◆ Instructions for the task ◆
Only a number is wanted: how many lines in these records contain the word "this"?

◆ Data for processing ◆
[Begin]
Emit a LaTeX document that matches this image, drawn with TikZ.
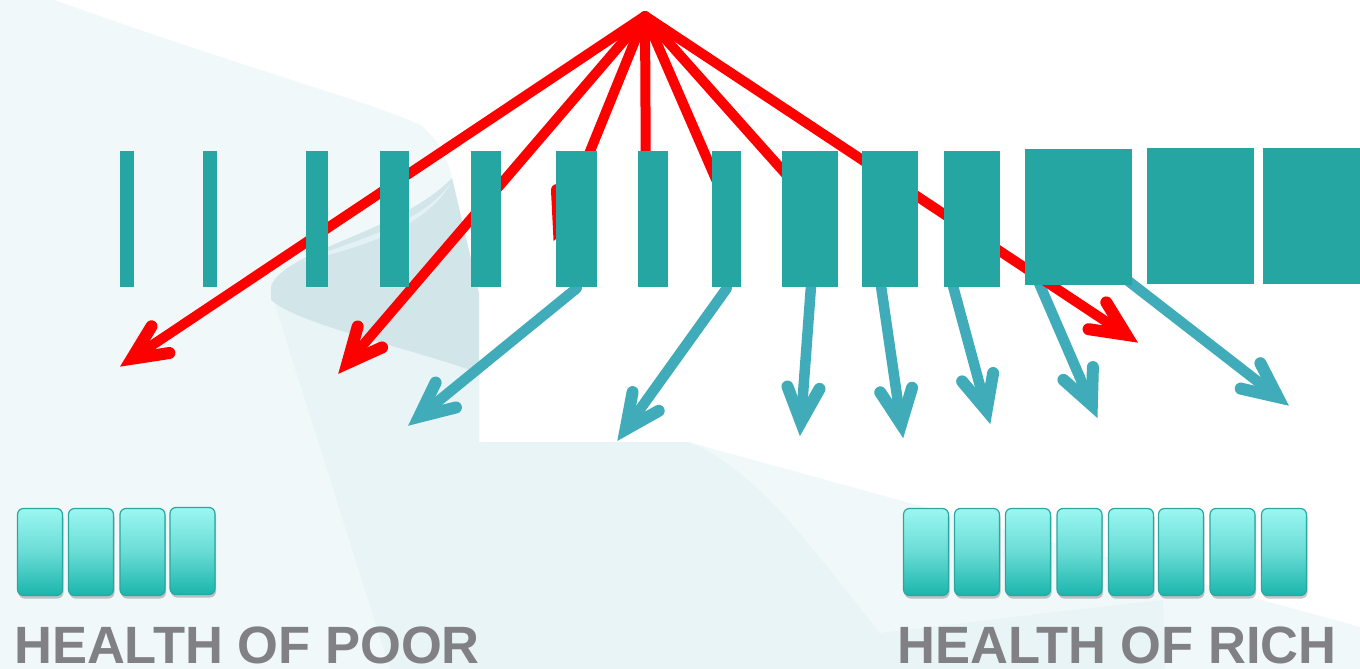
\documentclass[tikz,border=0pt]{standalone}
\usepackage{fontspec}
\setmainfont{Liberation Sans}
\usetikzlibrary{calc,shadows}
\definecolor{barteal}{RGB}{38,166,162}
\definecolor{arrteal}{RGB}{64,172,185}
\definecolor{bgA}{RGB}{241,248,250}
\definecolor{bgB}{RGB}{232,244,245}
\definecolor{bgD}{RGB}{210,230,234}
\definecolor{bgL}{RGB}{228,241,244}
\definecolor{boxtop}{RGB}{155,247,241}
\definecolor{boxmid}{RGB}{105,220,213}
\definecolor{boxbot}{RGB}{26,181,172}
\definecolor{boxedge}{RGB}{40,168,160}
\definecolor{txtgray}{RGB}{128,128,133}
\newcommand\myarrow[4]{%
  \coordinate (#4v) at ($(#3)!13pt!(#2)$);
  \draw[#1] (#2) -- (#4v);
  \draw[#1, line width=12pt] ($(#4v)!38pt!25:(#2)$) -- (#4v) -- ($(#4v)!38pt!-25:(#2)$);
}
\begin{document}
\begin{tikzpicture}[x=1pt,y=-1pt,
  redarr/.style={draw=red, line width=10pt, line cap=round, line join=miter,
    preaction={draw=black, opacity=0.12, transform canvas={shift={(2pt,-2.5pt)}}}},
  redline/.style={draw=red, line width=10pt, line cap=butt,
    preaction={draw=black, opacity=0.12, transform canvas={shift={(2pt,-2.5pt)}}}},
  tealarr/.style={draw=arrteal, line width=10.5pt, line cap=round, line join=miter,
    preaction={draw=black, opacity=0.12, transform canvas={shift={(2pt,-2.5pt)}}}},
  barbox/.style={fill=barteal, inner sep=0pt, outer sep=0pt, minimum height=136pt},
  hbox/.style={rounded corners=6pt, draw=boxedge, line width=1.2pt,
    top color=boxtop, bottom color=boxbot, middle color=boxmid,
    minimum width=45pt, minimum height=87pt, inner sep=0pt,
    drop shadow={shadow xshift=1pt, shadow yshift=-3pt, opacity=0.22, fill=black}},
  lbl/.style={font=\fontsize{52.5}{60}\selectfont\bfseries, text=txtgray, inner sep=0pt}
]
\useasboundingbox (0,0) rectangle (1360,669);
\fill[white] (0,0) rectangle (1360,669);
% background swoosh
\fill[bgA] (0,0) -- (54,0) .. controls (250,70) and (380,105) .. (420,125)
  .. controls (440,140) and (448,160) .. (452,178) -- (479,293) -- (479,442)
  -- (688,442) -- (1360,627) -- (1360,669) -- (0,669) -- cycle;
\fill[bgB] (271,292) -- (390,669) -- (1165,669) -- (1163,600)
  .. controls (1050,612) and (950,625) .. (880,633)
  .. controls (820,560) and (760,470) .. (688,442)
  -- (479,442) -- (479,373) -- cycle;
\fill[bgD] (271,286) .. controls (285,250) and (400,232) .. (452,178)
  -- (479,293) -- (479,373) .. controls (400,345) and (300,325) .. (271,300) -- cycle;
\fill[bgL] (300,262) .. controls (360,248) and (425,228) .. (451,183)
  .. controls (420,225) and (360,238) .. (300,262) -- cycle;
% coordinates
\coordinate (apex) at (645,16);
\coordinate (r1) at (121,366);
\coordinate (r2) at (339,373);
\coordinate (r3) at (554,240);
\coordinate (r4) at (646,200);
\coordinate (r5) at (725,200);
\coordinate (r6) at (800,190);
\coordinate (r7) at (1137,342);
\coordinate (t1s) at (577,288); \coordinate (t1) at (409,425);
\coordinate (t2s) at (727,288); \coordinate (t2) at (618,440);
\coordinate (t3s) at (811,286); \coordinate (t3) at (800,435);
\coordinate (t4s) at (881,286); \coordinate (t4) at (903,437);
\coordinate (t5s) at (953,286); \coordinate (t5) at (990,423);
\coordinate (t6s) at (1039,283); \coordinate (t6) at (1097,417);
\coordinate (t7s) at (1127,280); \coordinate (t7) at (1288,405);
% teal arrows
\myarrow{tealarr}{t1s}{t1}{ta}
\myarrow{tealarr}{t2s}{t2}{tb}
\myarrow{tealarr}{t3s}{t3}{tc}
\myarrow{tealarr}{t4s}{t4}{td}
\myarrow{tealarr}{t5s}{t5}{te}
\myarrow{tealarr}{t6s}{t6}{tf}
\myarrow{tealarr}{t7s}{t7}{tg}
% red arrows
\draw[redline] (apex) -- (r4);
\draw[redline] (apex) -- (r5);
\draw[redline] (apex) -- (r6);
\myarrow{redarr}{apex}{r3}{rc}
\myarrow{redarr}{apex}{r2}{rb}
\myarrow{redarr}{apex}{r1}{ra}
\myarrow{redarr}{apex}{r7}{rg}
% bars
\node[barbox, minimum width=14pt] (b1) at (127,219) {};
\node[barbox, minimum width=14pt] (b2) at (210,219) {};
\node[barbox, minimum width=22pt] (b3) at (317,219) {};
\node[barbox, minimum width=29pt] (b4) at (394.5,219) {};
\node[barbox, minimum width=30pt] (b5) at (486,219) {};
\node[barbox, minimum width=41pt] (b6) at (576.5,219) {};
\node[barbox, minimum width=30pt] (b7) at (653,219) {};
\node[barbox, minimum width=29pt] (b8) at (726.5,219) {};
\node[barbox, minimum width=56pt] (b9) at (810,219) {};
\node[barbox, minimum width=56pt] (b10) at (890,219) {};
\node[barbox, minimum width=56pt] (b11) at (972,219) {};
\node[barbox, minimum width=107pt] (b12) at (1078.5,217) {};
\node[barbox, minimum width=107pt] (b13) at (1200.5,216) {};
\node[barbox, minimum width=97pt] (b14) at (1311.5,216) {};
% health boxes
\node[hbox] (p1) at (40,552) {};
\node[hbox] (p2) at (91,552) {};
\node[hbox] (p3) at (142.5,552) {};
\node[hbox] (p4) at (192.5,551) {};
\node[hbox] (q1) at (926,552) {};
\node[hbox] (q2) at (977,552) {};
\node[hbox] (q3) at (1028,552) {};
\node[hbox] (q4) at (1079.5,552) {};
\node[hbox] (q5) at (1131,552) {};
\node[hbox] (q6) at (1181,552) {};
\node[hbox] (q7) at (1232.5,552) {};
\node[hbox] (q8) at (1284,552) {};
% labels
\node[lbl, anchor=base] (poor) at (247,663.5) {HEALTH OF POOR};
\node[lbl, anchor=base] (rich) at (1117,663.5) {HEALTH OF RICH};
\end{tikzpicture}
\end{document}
[End]
[Begin]
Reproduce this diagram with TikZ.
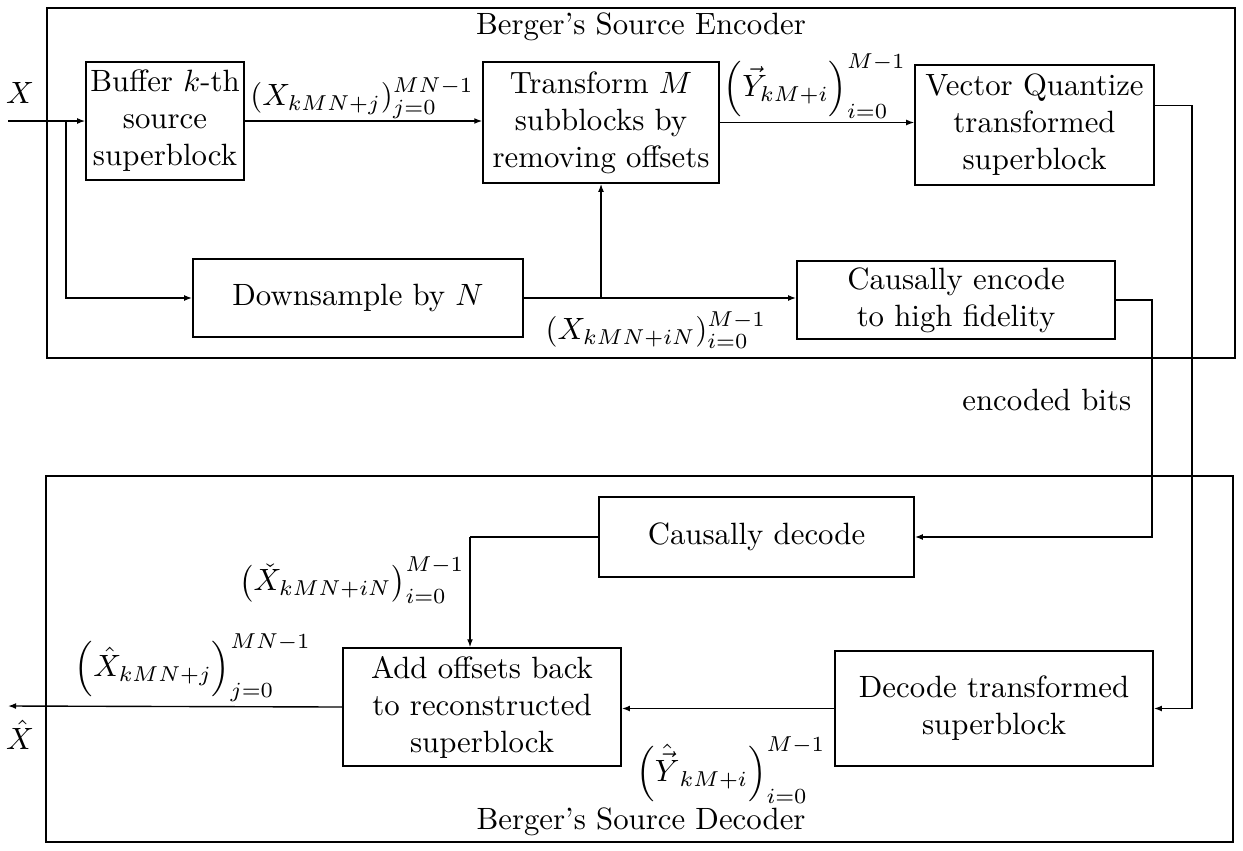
[End]
◆ Final answer ◆
2